* [AVAILABLE DATA]:
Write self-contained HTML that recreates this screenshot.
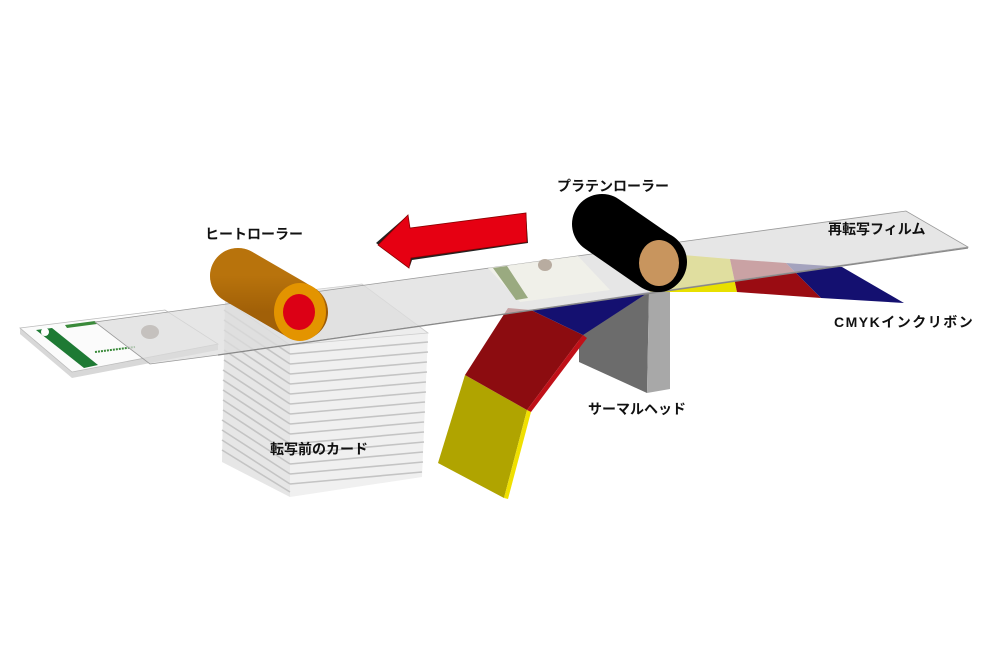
<!DOCTYPE html>
<html><head><meta charset="utf-8"><style>
html,body{margin:0;padding:0;background:#fff}
svg{display:block}
text{font-family:"Liberation Sans","Noto Sans CJK JP",sans-serif;font-weight:bold;fill:#111}
</style></head><body>
<svg width="994" height="659" viewBox="0 0 994 659" xmlns="http://www.w3.org/2000/svg">
<defs>
<linearGradient id="heat" x1="0" y1="0" x2="0" y2="1">
<stop offset="0" stop-color="#c88010"/><stop offset="1" stop-color="#9a5a08"/>
</linearGradient>
</defs>

<!-- left card -->
<polygon points="20,328 165,310 218,344 218,350 72,378 20,334" fill="#d8d8d8"/>
<polygon points="20,328 165,310 218,344 72,372" fill="#fbfbfb" stroke="#bbb" stroke-width="0.8"/>
<polygon points="36,330 52,328 98,365 84,368" fill="#1e7a34"/>
<circle cx="45" cy="332" r="4" fill="#fff"/>
<polygon points="65,325 95,321 97,324 67,328" fill="#3a8a3a"/>
<ellipse cx="150" cy="332" rx="9" ry="7" fill="#8a7a70"/>
<line x1="95" y1="352" x2="135" y2="347" stroke="#3a8a3a" stroke-width="2" stroke-dasharray="2 1"/>

<!-- card stack -->
<polygon points="225,300 290,345 290,497 222,462" fill="#e6e6e6"/>
<polygon points="290,345 428,333 422,477 290,497" fill="#f0f0f0"/>
<g stroke="#c4c4c4" stroke-width="1.6">
<line x1="224" y1="310" x2="290" y2="354"/><line x1="290" y1="354" x2="428" y2="342"/>
<line x1="224" y1="320" x2="290" y2="364"/><line x1="290" y1="364" x2="428" y2="352"/>
<line x1="224" y1="330" x2="290" y2="374"/><line x1="290" y1="374" x2="427" y2="362"/>
<line x1="224" y1="340" x2="290" y2="384"/><line x1="290" y1="384" x2="427" y2="372"/>
<line x1="224" y1="350" x2="290" y2="394"/><line x1="290" y1="394" x2="426" y2="382"/>
<line x1="224" y1="360" x2="290" y2="404"/><line x1="290" y1="404" x2="426" y2="392"/>
<line x1="223" y1="370" x2="290" y2="414"/><line x1="290" y1="414" x2="425" y2="402"/>
<line x1="223" y1="380" x2="290" y2="424"/><line x1="290" y1="424" x2="425" y2="412"/>
<line x1="223" y1="390" x2="290" y2="434"/><line x1="290" y1="434" x2="424" y2="422"/>
<line x1="223" y1="400" x2="290" y2="444"/><line x1="290" y1="444" x2="424" y2="432"/>
<line x1="223" y1="410" x2="290" y2="454"/><line x1="290" y1="454" x2="424" y2="442"/>
<line x1="222" y1="420" x2="290" y2="464"/><line x1="290" y1="464" x2="423" y2="452"/>
<line x1="222" y1="430" x2="290" y2="474"/><line x1="290" y1="474" x2="423" y2="462"/>
<line x1="222" y1="440" x2="290" y2="484"/><line x1="290" y1="484" x2="422" y2="472"/>
<line x1="222" y1="450" x2="290" y2="492"/>
</g>
<polygon points="225,300 362,284 428,333 290,345" fill="#ededed" stroke="#ccc" stroke-width="0.8"/>

<!-- thermal head -->
<polygon points="579,337 649,292 647,393 579,362" fill="#6c6c6c"/>
<polygon points="649,292 670,288 670,389 647,393" fill="#a8a8a8"/>

<!-- ribbon left hanging -->
<polygon points="465,375 527,410 504,498 438,463" fill="#b0a400"/>
<polygon points="527,410 531,412 508,499 504,498" fill="#f0e000"/>
<polygon points="508,308 531,310 583,335 527,410 465,375" fill="#8c0c10"/>
<polygon points="583,335 587,338 531,412 527,410" fill="#c01018"/>
<polygon points="531,310 649,292 583,335" fill="#141070"/>

<!-- ribbon right -->
<polygon points="649,292 683,255 730,259 737,292" fill="#e8e000"/>
<polygon points="737,292 730,259 786,263 821,298" fill="#9a0c12"/>
<polygon points="821,298 786,263 842,267 904,303" fill="#141070"/>

<!-- film -->
<polygon points="95,322 906,211 968,247 218,355 150,364" fill="#dcdcdc" fill-opacity="0.72" stroke="#9a9a9a" stroke-width="0.8"/>
<line x1="218" y1="355" x2="968" y2="248" stroke="#888" stroke-width="1.2"/>
<!-- faint card on film -->
<polygon points="488,268 578,256 610,290 520,302" fill="#f2f2ea" fill-opacity="0.8"/>
<polygon points="493,268 507,266 528,298 516,300" fill="#9aaa80"/>
<ellipse cx="545" cy="265" rx="7" ry="6" fill="#b8aca0"/>

<!-- heat roller -->
<line x1="238" y1="276" x2="300" y2="312" stroke="url(#heat)" stroke-width="56" stroke-linecap="round"/>
<line x1="238" y1="276" x2="290" y2="306" stroke="#a86508" stroke-width="56" stroke-linecap="round" stroke-opacity="0.5"/>
<ellipse cx="300" cy="312" rx="26" ry="29" fill="#e39400"/>
<ellipse cx="299" cy="312" rx="16" ry="18" fill="#dc0015"/>

<!-- platen roller -->
<line x1="602" y1="224" x2="657" y2="262" stroke="#000" stroke-width="60" stroke-linecap="round"/>
<ellipse cx="659" cy="262" rx="27" ry="30" fill="#000"/>
<ellipse cx="659" cy="263" rx="20" ry="23" fill="#c8955e"/>

<!-- red arrow -->
<polygon points="378,245 410,217 412,231 528,215 530,245 414,262 412,268" fill="#222" transform="translate(-2,-2)"/>
<polygon points="378,245 408,215 410,228 526,213 527,242 411,258 409,268" fill="#e60012" stroke="#8a0000" stroke-width="0.8"/>

<!-- labels -->
<text x="205" y="239" font-size="14">ヒートローラー</text>
<text x="557" y="191" font-size="14">プラテンローラー</text>
<text x="828" y="234" font-size="14">再転写フィルム</text>
<text x="834" y="327" font-size="14" letter-spacing="1.5">CMYKインクリボン</text>
<text x="588" y="414" font-size="14">サーマルヘッド</text>
<text x="270" y="454" font-size="14">転写前のカード</text>
</svg>
</body></html>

* [PROBLEM DESCRIPTION]: Copy out the listing exactly as it stands, but not the pictures.

* [REPLY]:
Write self-contained HTML that recreates this screenshot.
<!DOCTYPE html>
<html><head><meta charset="utf-8"><style>
html,body{margin:0;padding:0;background:#fff}
svg{display:block}
text{font-family:"Liberation Sans","Noto Sans CJK JP",sans-serif;font-weight:bold;fill:#111}
</style></head><body>
<svg width="994" height="659" viewBox="0 0 994 659" xmlns="http://www.w3.org/2000/svg">
<defs>
<linearGradient id="heat" x1="0" y1="0" x2="0" y2="1">
<stop offset="0" stop-color="#c88010"/><stop offset="1" stop-color="#9a5a08"/>
</linearGradient>
</defs>

<!-- left card -->
<polygon points="20,328 165,310 218,344 218,350 72,378 20,334" fill="#d8d8d8"/>
<polygon points="20,328 165,310 218,344 72,372" fill="#fbfbfb" stroke="#bbb" stroke-width="0.8"/>
<polygon points="36,330 52,328 98,365 84,368" fill="#1e7a34"/>
<circle cx="45" cy="332" r="4" fill="#fff"/>
<polygon points="65,325 95,321 97,324 67,328" fill="#3a8a3a"/>
<ellipse cx="150" cy="332" rx="9" ry="7" fill="#8a7a70"/>
<line x1="95" y1="352" x2="135" y2="347" stroke="#3a8a3a" stroke-width="2" stroke-dasharray="2 1"/>

<!-- card stack -->
<polygon points="225,300 290,345 290,497 222,462" fill="#e6e6e6"/>
<polygon points="290,345 428,333 422,477 290,497" fill="#f0f0f0"/>
<g stroke="#c4c4c4" stroke-width="1.6">
<line x1="224" y1="310" x2="290" y2="354"/><line x1="290" y1="354" x2="428" y2="342"/>
<line x1="224" y1="320" x2="290" y2="364"/><line x1="290" y1="364" x2="428" y2="352"/>
<line x1="224" y1="330" x2="290" y2="374"/><line x1="290" y1="374" x2="427" y2="362"/>
<line x1="224" y1="340" x2="290" y2="384"/><line x1="290" y1="384" x2="427" y2="372"/>
<line x1="224" y1="350" x2="290" y2="394"/><line x1="290" y1="394" x2="426" y2="382"/>
<line x1="224" y1="360" x2="290" y2="404"/><line x1="290" y1="404" x2="426" y2="392"/>
<line x1="223" y1="370" x2="290" y2="414"/><line x1="290" y1="414" x2="425" y2="402"/>
<line x1="223" y1="380" x2="290" y2="424"/><line x1="290" y1="424" x2="425" y2="412"/>
<line x1="223" y1="390" x2="290" y2="434"/><line x1="290" y1="434" x2="424" y2="422"/>
<line x1="223" y1="400" x2="290" y2="444"/><line x1="290" y1="444" x2="424" y2="432"/>
<line x1="223" y1="410" x2="290" y2="454"/><line x1="290" y1="454" x2="424" y2="442"/>
<line x1="222" y1="420" x2="290" y2="464"/><line x1="290" y1="464" x2="423" y2="452"/>
<line x1="222" y1="430" x2="290" y2="474"/><line x1="290" y1="474" x2="423" y2="462"/>
<line x1="222" y1="440" x2="290" y2="484"/><line x1="290" y1="484" x2="422" y2="472"/>
<line x1="222" y1="450" x2="290" y2="492"/>
</g>
<polygon points="225,300 362,284 428,333 290,345" fill="#ededed" stroke="#ccc" stroke-width="0.8"/>

<!-- thermal head -->
<polygon points="579,337 649,292 647,393 579,362" fill="#6c6c6c"/>
<polygon points="649,292 670,288 670,389 647,393" fill="#a8a8a8"/>

<!-- ribbon left hanging -->
<polygon points="465,375 527,410 504,498 438,463" fill="#b0a400"/>
<polygon points="527,410 531,412 508,499 504,498" fill="#f0e000"/>
<polygon points="508,308 531,310 583,335 527,410 465,375" fill="#8c0c10"/>
<polygon points="583,335 587,338 531,412 527,410" fill="#c01018"/>
<polygon points="531,310 649,292 583,335" fill="#141070"/>

<!-- ribbon right -->
<polygon points="649,292 683,255 730,259 737,292" fill="#e8e000"/>
<polygon points="737,292 730,259 786,263 821,298" fill="#9a0c12"/>
<polygon points="821,298 786,263 842,267 904,303" fill="#141070"/>

<!-- film -->
<polygon points="95,322 906,211 968,247 218,355 150,364" fill="#dcdcdc" fill-opacity="0.72" stroke="#9a9a9a" stroke-width="0.8"/>
<line x1="218" y1="355" x2="968" y2="248" stroke="#888" stroke-width="1.2"/>
<!-- faint card on film -->
<polygon points="488,268 578,256 610,290 520,302" fill="#f2f2ea" fill-opacity="0.8"/>
<polygon points="493,268 507,266 528,298 516,300" fill="#9aaa80"/>
<ellipse cx="545" cy="265" rx="7" ry="6" fill="#b8aca0"/>

<!-- heat roller -->
<line x1="238" y1="276" x2="300" y2="312" stroke="url(#heat)" stroke-width="56" stroke-linecap="round"/>
<line x1="238" y1="276" x2="290" y2="306" stroke="#a86508" stroke-width="56" stroke-linecap="round" stroke-opacity="0.5"/>
<ellipse cx="300" cy="312" rx="26" ry="29" fill="#e39400"/>
<ellipse cx="299" cy="312" rx="16" ry="18" fill="#dc0015"/>

<!-- platen roller -->
<line x1="602" y1="224" x2="657" y2="262" stroke="#000" stroke-width="60" stroke-linecap="round"/>
<ellipse cx="659" cy="262" rx="27" ry="30" fill="#000"/>
<ellipse cx="659" cy="263" rx="20" ry="23" fill="#c8955e"/>

<!-- red arrow -->
<polygon points="378,245 410,217 412,231 528,215 530,245 414,262 412,268" fill="#222" transform="translate(-2,-2)"/>
<polygon points="378,245 408,215 410,228 526,213 527,242 411,258 409,268" fill="#e60012" stroke="#8a0000" stroke-width="0.8"/>

<!-- labels -->
<text x="205" y="239" font-size="14">ヒートローラー</text>
<text x="557" y="191" font-size="14">プラテンローラー</text>
<text x="828" y="234" font-size="14">再転写フィルム</text>
<text x="834" y="327" font-size="14" letter-spacing="1.5">CMYKインクリボン</text>
<text x="588" y="414" font-size="14">サーマルヘッド</text>
<text x="270" y="454" font-size="14">転写前のカード</text>
</svg>
</body></html>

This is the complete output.